Anya, the Shopkeepers of America called. They wanted me to tell you that 'please go' just got replaced with 'have a nice day.'

Xander ,'Selfless'


The Great Write Way  

A place for Buffistas to discuss, beta and otherwise deal and dish on their non-fan fiction projects.


§ ita § - Jul 26, 2004 2:22:45 pm PDT #5889 of 10001
Well not canonically, no, but this is transformative fiction.

Thanks!

Is it my browser, though, or did you intend all yours aprostrophes to be question marks?

I compose in Word, for the count, and unless I paste it into a text editor on the way to the posting box, that's what happens.
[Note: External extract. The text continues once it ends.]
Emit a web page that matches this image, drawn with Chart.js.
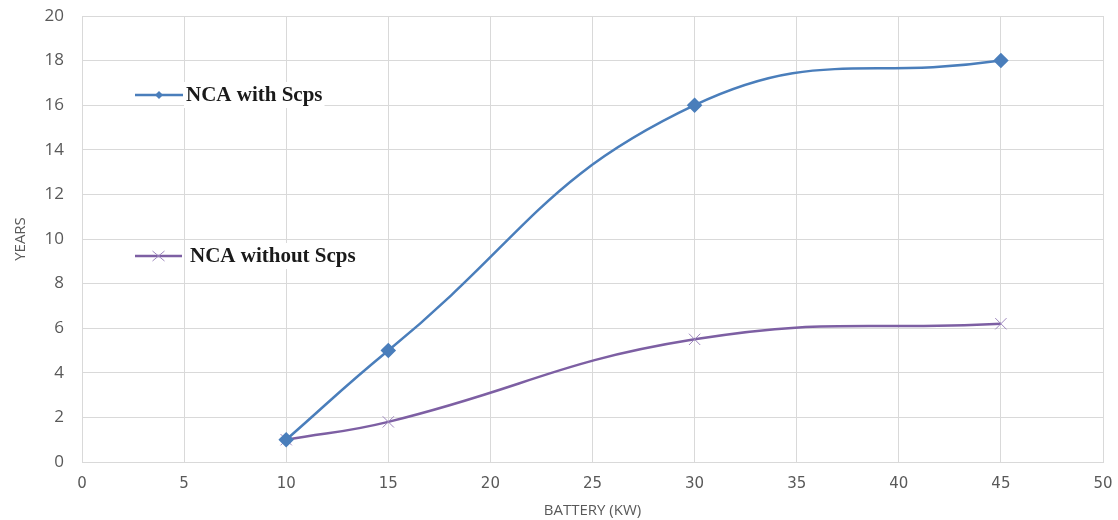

Silly character sets.


victor infante - Jul 26, 2004 2:44:25 pm PDT #5890 of 10001
To understand what happened at the diner, we shall use Mr. Papaya! This is upsetting because he's the friendliest of fruits.

It's nice to have a little distraction, to keep her alert. She wants to be there when her parents wake up, and clean up all the red water the bad man spilt on them before he left.

Ah, a grizzly little image. Makes me smile.

Now I need to make myself write, damn it.


deborah grabien - Jul 26, 2004 2:46:05 pm PDT #5891 of 10001
It really doesn't matter. It's just an opinion. Don't worry about it. Not worth the hassle.

That's weird - I compose in Word, as well, and import it directly into here, and it doesn't mess with my apostrophes.


sj - Jul 26, 2004 2:47:12 pm PDT #5892 of 10001
"There are few hours in life more agreeable than the hour dedicated to the ceremony known as afternoon tea."

I have to fix all my apostrophes when I copy from Word.


Liese S. - Jul 26, 2004 4:24:47 pm PDT #5893 of 10001
"Faded like the lilac, he thought."

- revisionist

The doors are closed, but the windows are open all the time. No a/c, so the better to let in the desert breezes of monsoon. It smells sweet, some unnamable glimpse of life under the sandy earth, released by last night’s rain.

In the backyard, mamacat prowls. The kittens cry for her. In the house, the dog sniffs the former cat nursery. Out front, rufous hummingbirds wage war on the weaker species. The house finches perch on the feeder like so many sparrows dipped in red wine.

Who says the desert is dead? I step out my doors into paradise.


sumi - Jul 26, 2004 4:27:57 pm PDT #5894 of 10001
Art Crawl!!!

Awww, mama cat and babies appear in drabble form!


Liese S. - Jul 26, 2004 4:47:33 pm PDT #5895 of 10001
"Faded like the lilac, he thought."

Yeah, and I cheated with the name to make mamacat one word! It's an uncapitalized proper noun, I swear!

And I'm still going. This one fictional! Almost. Because this happened, but not with life-altering consequences, and I sure as hell can't play my scales at 240.

---

- more traveled by

With eyes closed, she runs the scales again, starting with G. She anticipates the familiar, delightful ache of the five-fret stretch at 240 bpm.

But the ache of memory doesn’t dull the pain of immediacy. She opens her eyes. Her instrument is gone. Turning away from her bandaged, mangled hand fails to make it whole again.

She remembers with bitter clarity each motion. Her hand on the frame, eyes turned away. Then the gasping, creaking sound as she shut the door on her hand and her career. The blood red on the white car door. The sound of paths diverging.


deborah grabien - Jul 26, 2004 9:46:06 pm PDT #5896 of 10001
It really doesn't matter. It's just an opinion. Don't worry about it. Not worth the hassle.

But the ache of memory doesn’t dull the pain of immediacy. She opens her eyes. Her instrument is gone. Turning away from her bandaged, mangled hand fails to make it whole again.

I have been there and done that (mine involved rebuilding seven of tem fingers and doing skin grafts), and boyoboyoboy, do I feel your pain. Brrr.

Two wonderful drabbles.


Gris - Jul 27, 2004 1:04:06 am PDT #5897 of 10001
Hey. New board.

We have a coffeehouse on the Caltech campus called the Red Door Café. If I don't manage to work that in somehow, I'll be very sad.


Liese S. - Jul 27, 2004 2:28:37 am PDT #5898 of 10001
"Faded like the lilac, he thought."

You do more than I, deb, as my injury was utterly minor. Rendering that piece more fiction than not.

But fret hand injuries sure are scary, so I extrapolated the (thankfully unnecessary) fear.